Talking to media persons who accompanied him on a visit to the upcoming township for Kashmiri Pandit migrants at Jagti in Nagrota near here Thursday, the Chief Minister, in response to a question on Co-Chairperson of Pakistan People’s Party, Asif Ali Zardari’s recent statement on Kashmir, said that it was encouraging to see that the change in the thinking process in Pakistan was not restricted to an individual but the country’s leadership as such was moving ahead of its stated position for the last 60 years.

He said Zardari had spoken what President Musharraf had been saying for the last few years.

He added that former Prime Minister of Pakistan, Nawaz Sharief had also spoken in positive tone.

“We were apprehensive that the recently held elections in Pakistan might throw up a government that will reverse the policy of the present government and go back to the old position”, the Chief Minister said, adding, however, that Zardari’s statement was a welcome development.

He said improvement in bilateral relationship was not only beneficial for India and Pakistan but for the world at large.

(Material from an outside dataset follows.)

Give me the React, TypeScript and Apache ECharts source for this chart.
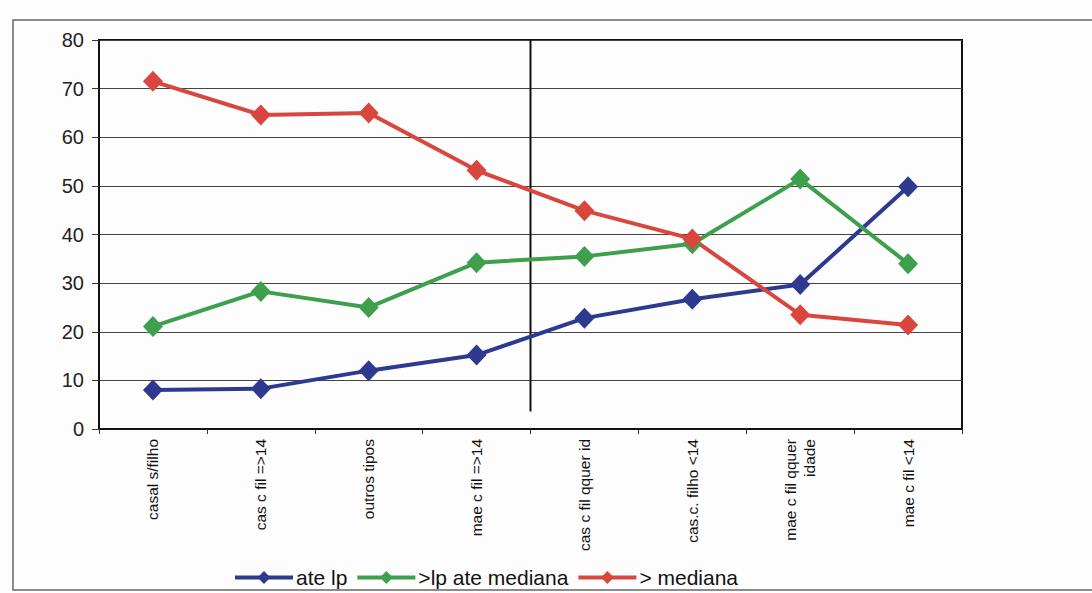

Azad said that India had always been maintaining that relations with Pakistan should not be allowed to be hostage to a single issue.

He said trade, commerce, tourism, people to people contact and cultural and educational exchanges must go on while dialogue process was on.

The Chief Minister said that post 9/11, there was no space for terrorism in the world.

He said the world had woken up to the scourge after bomb blasts in US, UK, Saudi Arabia and other countries who now realize how India was feeling due to several decades of terrorism.

He said opinion against terror was building and gaining momentum internationally.

In Jammu & Kashmir also, he said, people were fed up with violence and thinking was gaining ground among them that development, not violence was in their interest.